Required To Submit To A Polygraph As A Personal Injury Plaintiff?

If you've recently been injured in a car crash, slip and fall, or other type of negligence-borne accident, you may be working with your insurance company (and perhaps a lawyer) to seek repayment for your medical expenses and other costs incurred. And while you were likely expecting to have to turn over some documentation during the discovery process, you may be shocked to find out the defendant is requesting you take a polygraph before the case can proceed.

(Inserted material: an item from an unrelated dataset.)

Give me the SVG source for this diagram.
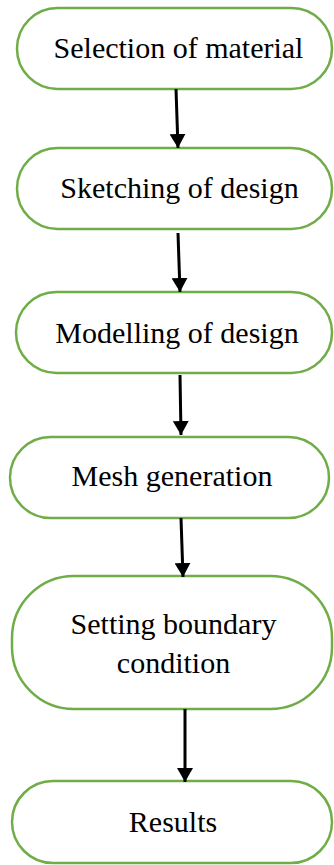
<svg xmlns="http://www.w3.org/2000/svg" width="334" height="865" viewBox="0 0 334 865">
  <style>
    .box { fill: #ffffff; stroke: #70AD47; stroke-width: 2.5; }
    .lbl { font-family: "Liberation Serif", "Times New Roman", serif; font-size: 30px; fill: #000000; text-anchor: middle; }
    .arrow { stroke: #000000; stroke-width: 3; fill: none; }
  </style>
  <defs>
    <!-- filled triangular arrowhead, tip at the line end -->
    <marker id="head" markerUnits="userSpaceOnUse" markerWidth="14" markerHeight="16" viewBox="0 0 14 16" refX="14" refY="8" orient="auto">
      <polygon points="0,0 14,8 0,16" fill="#000000"/>
    </marker>
  </defs>
  <rect width="334" height="865" fill="#ffffff"/>

  <g id="n1">
    <rect class="box" x="17" y="8" width="315" height="81" rx="40.5" ry="40.5"/>
    <text class="lbl" x="178.5" y="58">Selection of material</text>
  </g>
  <g id="n2">
    <rect class="box" x="17" y="148" width="315" height="81" rx="40.5" ry="40.5"/>
    <text class="lbl" x="179.5" y="198">Sketching of design</text>
  </g>
  <g id="n3">
    <rect class="box" x="16" y="292" width="316" height="81" rx="40.5" ry="40.5"/>
    <text class="lbl" x="177" y="343">Modelling of design</text>
  </g>
  <g id="n4">
    <rect class="box" x="10" y="437" width="319" height="81" rx="40.5" ry="40.5"/>
    <text class="lbl" x="172" y="486">Mesh generation</text>
  </g>
  <g id="n5">
    <rect class="box" x="12" y="576" width="320" height="133" rx="62" ry="62"/>
    <text class="lbl" x="173.5" y="634">Setting boundary</text>
    <text class="lbl" x="173.5" y="673">condition</text>
  </g>
  <g id="n6">
    <rect class="box" x="12" y="781" width="320" height="82" rx="41" ry="41"/>
    <text class="lbl" x="173" y="832">Results</text>
  </g>

  <g id="connectors">
    <line class="arrow" x1="176" y1="89" x2="178" y2="148" marker-end="url(#head)"/>
    <line class="arrow" x1="178" y1="233" x2="180" y2="292" marker-end="url(#head)"/>
    <line class="arrow" x1="180" y1="375" x2="181" y2="435" marker-end="url(#head)"/>
    <line class="arrow" x1="181" y1="518" x2="183" y2="577" marker-end="url(#head)"/>
    <line class="arrow" x1="185" y1="709" x2="185" y2="782" marker-end="url(#head)"/>
  </g>
</svg>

Here are the uses of polygraphs in personal injury cases, as well as what you can do to prepare for this process. 

Can you be required to submit to a polygraph exam? 

Because polygraph testing can be expensive and time-consuming, it's generally pulled out as a tool only when the defense has some reason to suspect that you or other witnesses aren't telling the truth about the incident that led to injury. 

If you're not willing to voluntarily submit to an exam, the defendant may be able to seek a court subpoena requiring you to show up at a certain time and place so that the exam can be administered. While the defendant does need to provide some concrete reasons why a subpoena for polygraph testing is necessary, the rules of evidence in personal injury cases in most states are elastic enough that judges will approve this request, even if the polygraph results are later deemed inadmissible.  

What should you do to prepare yourself for a polygraph exam?

While you may feel tempted to do whatever you can to calm your nerves before the exam, being nervous is OK – this will help establish a baseline so that your heart doesn't immediately begin racing or your palms sweating as the first question is posed. Being nervous is a completely understandable reaction for anyone undergoing a polygraph exam for the first time, so it's very unlikely this nervousness will be viewed by the judge or jury in a negative light. 

You'll also want to ensure you listen carefully to each question and pause for a moment before responding. Even if it's a simple baseline question like your age, the name of the street you live on, or your favorite animal, taking a moment to compose yourself before you respond can keep you from being lulled into a quick pattern of responses that may trip you up if you're asked a hard-to-follow question (or if, after a series of questions designed to elicit "yes" answers, the asker then switches to "no" questions).